Preguntarle a alguien sobre sus motivos para casarse es como pedirle a una persona religiosa que demuestre que es suficientemente creyente como para asistir a una ceremonia religiosa, y eso es completamente ilegal. Irónicamente, esta mujer que está al mando de la programación familiar de la prisión ya se ha casado varias veces.
Cuando le pedí que nuestras conversaciones fueran por correo para que constaran por escrito, me escribió diciéndome: “Lamento que no haya querido seguir hablando por teléfono para contarme sus preocupaciones y poder hacerle preguntas al respecto. Por correo no podemos tratar este asunto”.
Y así de fácil es como una funcionaria puede negarse a tratar conmigo un determimado asunto para que no queden pruebas por escrito de sus abusos.
Los seres queridos de las personas que están en prisión acaban conociendo demasiado bien esta forma de acoso burocrático. Los trabajadores del DOC utilizan este enrevesado laberinto para torturar, sin demasiada supervisión, a las familias de las personas encarceladas.
Lo extraño de este acoso burocrático es que los administradores, creo, piensan que así nos están salvando a nosotras, las pobrecitas mujeres que nos queremos casar con hombres en prisión, para que no cometamos ese terrible error.
Quienes trabajan en el DOC a menudo tienen una perspectiva muy estrecha de lo que son los prisioneros. No son personas, sino la encarnación de sus peores errores, seres repulsivos. Al parecer, los trabajadores del DOC conocen a los prisioneros. Sus esposas, no.
Algunas personas dicen que no conoces a alguien hasta que visitáis juntos un supermercado abarrotado entre semana antes de cenar cuando ambos estáis hambrientos. O hasta que os toca fregar una pila de platos y cubiertos sucios cuando ambos estáis cansados. Quizás mucha gente pueda vivir esa experiencia. Aunque en realidad no me he visto en esa situación con Chris, a juzgar por el interés que pone en que su celda esté impecable, sospecho que es más limpio y apañado que yo. A cambio, yo he conocido su verdadero carácter cuando está sometido día tras día a un sistema penitenciario cuyo objetivo es hacerle pedazos.
Conozco su paciencia. Sé bien la entereza que tiene que mostrar con su nuevo vigilante cuando este le insiste que no le dará otro rollo de papel higiénico hasta que haya entregado el cartón gastado del anterior, como si tener dos rollos de papel higiénico en la celda fuese una amenaza para la seguridad.

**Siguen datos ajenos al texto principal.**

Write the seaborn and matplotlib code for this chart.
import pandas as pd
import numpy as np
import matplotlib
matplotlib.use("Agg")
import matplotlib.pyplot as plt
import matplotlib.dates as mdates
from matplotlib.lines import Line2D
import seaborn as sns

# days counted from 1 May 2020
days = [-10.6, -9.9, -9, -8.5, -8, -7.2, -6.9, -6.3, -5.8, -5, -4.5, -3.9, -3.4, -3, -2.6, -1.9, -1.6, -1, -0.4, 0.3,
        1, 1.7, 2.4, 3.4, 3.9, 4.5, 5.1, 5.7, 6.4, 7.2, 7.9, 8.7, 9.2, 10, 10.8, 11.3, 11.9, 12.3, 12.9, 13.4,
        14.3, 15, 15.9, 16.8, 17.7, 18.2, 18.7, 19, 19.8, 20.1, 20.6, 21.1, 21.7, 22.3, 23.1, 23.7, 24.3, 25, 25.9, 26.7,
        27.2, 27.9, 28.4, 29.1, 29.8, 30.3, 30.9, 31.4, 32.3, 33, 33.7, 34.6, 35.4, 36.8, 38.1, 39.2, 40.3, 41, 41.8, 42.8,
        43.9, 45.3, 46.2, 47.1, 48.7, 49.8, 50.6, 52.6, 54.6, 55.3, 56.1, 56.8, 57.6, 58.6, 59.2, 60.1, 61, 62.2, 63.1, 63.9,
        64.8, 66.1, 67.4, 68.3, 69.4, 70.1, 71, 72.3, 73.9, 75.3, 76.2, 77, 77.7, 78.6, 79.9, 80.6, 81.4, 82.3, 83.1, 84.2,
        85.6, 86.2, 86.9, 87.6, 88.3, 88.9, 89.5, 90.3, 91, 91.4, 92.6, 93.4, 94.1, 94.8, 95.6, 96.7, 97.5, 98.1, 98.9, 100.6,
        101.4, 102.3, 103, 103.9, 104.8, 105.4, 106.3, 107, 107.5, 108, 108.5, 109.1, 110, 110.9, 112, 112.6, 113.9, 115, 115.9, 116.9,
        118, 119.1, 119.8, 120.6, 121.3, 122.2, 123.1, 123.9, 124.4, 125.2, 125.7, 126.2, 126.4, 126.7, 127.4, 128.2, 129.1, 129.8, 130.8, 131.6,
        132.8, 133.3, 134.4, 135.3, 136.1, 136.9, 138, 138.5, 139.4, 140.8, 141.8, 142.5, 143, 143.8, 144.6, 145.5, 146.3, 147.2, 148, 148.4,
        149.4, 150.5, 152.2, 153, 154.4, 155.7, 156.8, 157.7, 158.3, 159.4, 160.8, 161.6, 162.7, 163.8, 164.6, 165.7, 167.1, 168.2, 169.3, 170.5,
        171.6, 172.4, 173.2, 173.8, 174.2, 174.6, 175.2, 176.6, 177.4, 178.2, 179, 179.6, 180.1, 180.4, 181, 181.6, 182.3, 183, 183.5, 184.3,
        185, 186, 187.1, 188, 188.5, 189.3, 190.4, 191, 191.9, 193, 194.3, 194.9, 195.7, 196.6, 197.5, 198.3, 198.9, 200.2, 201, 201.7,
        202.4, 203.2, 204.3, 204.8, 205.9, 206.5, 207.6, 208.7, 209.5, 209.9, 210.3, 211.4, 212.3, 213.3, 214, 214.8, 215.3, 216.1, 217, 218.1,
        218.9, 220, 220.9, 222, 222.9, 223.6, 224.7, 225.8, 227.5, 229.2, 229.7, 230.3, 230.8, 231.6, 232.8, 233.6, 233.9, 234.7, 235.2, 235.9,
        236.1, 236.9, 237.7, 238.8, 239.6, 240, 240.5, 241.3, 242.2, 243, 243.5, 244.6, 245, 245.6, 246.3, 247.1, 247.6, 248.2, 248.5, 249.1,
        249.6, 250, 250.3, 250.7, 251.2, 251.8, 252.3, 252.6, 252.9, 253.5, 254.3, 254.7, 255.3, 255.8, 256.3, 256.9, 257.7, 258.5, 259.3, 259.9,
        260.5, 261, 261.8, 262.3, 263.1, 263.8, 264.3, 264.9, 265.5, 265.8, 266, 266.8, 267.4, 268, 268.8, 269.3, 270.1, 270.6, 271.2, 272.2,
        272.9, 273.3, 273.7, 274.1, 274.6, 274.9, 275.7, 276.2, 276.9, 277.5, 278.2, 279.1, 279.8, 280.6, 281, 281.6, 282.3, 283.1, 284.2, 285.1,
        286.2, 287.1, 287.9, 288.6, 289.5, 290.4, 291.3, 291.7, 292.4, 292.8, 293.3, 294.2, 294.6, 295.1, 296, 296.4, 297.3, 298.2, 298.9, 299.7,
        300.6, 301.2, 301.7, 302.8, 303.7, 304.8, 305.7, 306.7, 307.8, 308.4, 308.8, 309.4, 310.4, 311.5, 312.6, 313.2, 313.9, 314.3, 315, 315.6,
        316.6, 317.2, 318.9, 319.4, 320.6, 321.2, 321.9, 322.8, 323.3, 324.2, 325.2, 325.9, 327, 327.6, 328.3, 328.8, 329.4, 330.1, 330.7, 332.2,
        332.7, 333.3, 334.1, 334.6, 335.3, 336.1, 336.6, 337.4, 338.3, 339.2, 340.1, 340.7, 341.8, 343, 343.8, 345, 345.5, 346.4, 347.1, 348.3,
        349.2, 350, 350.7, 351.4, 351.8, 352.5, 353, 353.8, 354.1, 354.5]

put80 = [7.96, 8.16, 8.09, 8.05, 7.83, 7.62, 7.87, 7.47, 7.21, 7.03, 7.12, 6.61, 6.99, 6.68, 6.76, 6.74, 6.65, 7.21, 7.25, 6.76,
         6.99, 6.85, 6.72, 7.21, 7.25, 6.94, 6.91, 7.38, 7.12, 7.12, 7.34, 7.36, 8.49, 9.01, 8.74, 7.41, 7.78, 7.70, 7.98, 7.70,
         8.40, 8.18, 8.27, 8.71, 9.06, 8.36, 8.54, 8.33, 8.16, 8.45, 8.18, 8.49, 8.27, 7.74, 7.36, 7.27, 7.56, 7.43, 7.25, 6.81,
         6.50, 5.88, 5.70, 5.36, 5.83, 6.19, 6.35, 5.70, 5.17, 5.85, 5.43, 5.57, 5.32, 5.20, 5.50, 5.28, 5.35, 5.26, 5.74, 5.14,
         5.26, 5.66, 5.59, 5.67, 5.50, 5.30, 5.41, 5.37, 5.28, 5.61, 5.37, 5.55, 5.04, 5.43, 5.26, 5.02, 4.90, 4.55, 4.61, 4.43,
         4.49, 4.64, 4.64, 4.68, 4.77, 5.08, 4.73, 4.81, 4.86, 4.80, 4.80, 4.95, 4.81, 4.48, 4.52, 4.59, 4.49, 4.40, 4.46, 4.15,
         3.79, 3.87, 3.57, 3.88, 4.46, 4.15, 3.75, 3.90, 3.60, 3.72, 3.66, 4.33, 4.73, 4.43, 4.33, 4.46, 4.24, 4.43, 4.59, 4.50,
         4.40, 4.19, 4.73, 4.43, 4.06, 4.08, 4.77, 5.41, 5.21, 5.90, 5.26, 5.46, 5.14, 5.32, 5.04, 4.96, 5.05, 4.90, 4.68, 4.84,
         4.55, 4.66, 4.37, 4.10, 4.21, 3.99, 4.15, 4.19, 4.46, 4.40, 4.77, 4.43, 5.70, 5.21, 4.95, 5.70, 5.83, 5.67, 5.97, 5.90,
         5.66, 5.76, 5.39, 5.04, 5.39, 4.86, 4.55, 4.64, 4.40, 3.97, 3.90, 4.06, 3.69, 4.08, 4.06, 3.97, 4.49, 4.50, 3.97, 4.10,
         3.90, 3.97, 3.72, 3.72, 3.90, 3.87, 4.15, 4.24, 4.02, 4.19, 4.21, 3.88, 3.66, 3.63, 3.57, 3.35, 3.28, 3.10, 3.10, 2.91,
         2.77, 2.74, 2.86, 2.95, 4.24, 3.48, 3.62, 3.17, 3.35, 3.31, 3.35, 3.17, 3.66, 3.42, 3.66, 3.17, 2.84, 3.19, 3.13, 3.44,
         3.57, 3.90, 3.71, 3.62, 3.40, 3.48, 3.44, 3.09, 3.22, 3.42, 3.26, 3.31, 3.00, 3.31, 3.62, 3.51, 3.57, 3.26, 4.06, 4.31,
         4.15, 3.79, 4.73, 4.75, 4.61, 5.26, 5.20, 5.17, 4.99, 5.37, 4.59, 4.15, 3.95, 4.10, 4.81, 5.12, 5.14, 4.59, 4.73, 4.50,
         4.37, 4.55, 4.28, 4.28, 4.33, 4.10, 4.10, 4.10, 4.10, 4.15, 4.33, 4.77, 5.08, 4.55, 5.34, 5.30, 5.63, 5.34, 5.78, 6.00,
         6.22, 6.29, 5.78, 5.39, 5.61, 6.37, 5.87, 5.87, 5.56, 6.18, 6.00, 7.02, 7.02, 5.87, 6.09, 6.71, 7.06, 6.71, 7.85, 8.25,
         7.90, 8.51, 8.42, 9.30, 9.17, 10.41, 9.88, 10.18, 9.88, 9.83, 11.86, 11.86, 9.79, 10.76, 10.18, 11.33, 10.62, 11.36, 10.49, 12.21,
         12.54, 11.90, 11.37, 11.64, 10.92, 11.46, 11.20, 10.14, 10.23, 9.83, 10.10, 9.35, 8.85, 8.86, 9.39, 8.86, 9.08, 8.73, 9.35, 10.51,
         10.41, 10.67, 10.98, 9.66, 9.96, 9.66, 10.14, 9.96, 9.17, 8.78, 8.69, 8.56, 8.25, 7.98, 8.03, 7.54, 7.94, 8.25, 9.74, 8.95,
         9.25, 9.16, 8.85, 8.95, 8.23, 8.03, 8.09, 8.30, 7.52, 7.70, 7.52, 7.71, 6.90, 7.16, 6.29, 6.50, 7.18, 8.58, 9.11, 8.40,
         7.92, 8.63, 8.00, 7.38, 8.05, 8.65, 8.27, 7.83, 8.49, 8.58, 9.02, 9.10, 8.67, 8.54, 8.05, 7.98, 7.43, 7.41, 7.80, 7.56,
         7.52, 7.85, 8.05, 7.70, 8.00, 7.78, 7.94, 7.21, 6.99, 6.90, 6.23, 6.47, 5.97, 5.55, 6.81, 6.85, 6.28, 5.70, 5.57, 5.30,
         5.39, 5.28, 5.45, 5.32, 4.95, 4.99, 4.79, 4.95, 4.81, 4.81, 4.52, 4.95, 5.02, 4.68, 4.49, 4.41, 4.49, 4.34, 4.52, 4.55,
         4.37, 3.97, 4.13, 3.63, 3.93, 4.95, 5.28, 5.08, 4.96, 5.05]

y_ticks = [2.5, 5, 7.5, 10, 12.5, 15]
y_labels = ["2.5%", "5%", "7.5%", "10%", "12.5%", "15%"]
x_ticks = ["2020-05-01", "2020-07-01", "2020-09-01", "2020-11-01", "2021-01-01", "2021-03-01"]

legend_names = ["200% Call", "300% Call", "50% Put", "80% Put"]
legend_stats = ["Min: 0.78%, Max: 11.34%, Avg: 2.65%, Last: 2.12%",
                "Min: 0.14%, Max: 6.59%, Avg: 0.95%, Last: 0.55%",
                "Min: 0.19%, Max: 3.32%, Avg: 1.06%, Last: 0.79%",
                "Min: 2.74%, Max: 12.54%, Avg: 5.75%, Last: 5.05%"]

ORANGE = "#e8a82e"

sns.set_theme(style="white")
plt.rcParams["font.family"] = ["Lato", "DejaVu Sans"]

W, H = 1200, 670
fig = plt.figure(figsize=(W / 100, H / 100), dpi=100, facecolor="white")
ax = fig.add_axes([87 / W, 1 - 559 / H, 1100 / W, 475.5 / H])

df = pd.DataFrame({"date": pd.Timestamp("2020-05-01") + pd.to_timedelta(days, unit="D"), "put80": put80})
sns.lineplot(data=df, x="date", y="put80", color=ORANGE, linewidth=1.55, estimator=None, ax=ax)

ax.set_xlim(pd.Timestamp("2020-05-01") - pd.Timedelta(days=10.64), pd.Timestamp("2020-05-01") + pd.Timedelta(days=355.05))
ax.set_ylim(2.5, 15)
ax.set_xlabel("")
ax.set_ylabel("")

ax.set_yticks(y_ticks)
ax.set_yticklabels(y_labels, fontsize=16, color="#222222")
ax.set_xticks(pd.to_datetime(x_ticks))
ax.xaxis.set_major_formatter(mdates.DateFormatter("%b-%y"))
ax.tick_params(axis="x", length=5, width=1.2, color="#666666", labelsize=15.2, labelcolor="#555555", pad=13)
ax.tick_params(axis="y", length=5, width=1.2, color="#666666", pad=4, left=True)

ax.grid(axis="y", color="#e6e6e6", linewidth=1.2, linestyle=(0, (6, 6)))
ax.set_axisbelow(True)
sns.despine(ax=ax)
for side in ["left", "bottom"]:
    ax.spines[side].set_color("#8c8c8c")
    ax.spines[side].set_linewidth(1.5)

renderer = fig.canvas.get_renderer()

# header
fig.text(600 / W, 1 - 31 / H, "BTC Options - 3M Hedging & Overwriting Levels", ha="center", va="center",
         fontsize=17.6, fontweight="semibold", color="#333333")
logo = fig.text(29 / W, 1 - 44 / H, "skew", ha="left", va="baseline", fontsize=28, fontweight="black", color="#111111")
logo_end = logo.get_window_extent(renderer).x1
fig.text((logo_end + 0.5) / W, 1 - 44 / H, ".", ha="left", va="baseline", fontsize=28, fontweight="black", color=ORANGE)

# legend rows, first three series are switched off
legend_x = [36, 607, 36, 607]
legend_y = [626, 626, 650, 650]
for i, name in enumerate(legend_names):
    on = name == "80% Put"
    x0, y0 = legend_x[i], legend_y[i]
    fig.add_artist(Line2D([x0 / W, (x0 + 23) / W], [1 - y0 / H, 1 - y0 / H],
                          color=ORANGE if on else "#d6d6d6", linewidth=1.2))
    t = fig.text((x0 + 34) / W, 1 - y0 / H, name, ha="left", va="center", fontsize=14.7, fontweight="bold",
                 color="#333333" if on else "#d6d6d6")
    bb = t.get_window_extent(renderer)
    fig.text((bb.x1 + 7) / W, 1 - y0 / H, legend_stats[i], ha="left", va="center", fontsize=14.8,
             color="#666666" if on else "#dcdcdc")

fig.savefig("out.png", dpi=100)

Conozco su amabilidad en un espacio en el que a él se la niegan. Algunos de sus compañeros de celda me han contado historias de cómo Chris les apoyó y animó tras la muerte de algún familiar, y de cómo les abrazó en el pasillo pese a la norma que prohíbe el “contacto físico entre delincuentes”.
Conozco su vulnerabilidad, pese a que mostrármela supone un grado de fortaleza mental imposible. Cuando el dolor de no estar juntos es demasiado intenso y nos echamos a llorar por teléfono, él lo hace en cabinas de pago a pocos pasos de una multitud de presidiarios esperando su turno.
No necesito saber cómo reaccionaría Chris en una fila larga en el supermercado porque le veo soportando todos los días un estrés mucho mayor en prisión. Mi opinión es que no conoces realmente a una persona hasta que os toca soportar juntos unas normas punitivas arbitrarias e innecesarias y aun así encontráis la forma de alimentar vuestro amor. Lo conozco. Nos conocemos bien.
Tardé un mes más y una llamada a un senador del estado para que el DOC cediera y nos dejara casarnos. Al final, nos casamos el 18 de septiembre.
Pese a todo, lo conseguimos. Una de las claves de nuestro amor es que no dejamos que nadie nos diga a quién no podemos ni deberíamos amar.
Que Chris y yo nos queramos es un acto de rebeldía radical porque elimina la barrera entre el “nosotros” y el “ellos”. Por ese mismo motivo se mantuvieron durante tanto tiempo las leyes contra el matrimonio homosexual e interracial.
Si hay algo que he aprendido de todo esto es que el el amor puede atravesar muros de hormigón, alambres de púas y laberintos burocráticos kafkianos.
Este post fue publicado originalmente en el ‘HuffPost’ Estados Unidos y ha sido traducido del inglés por Daniel Templeman Sauco.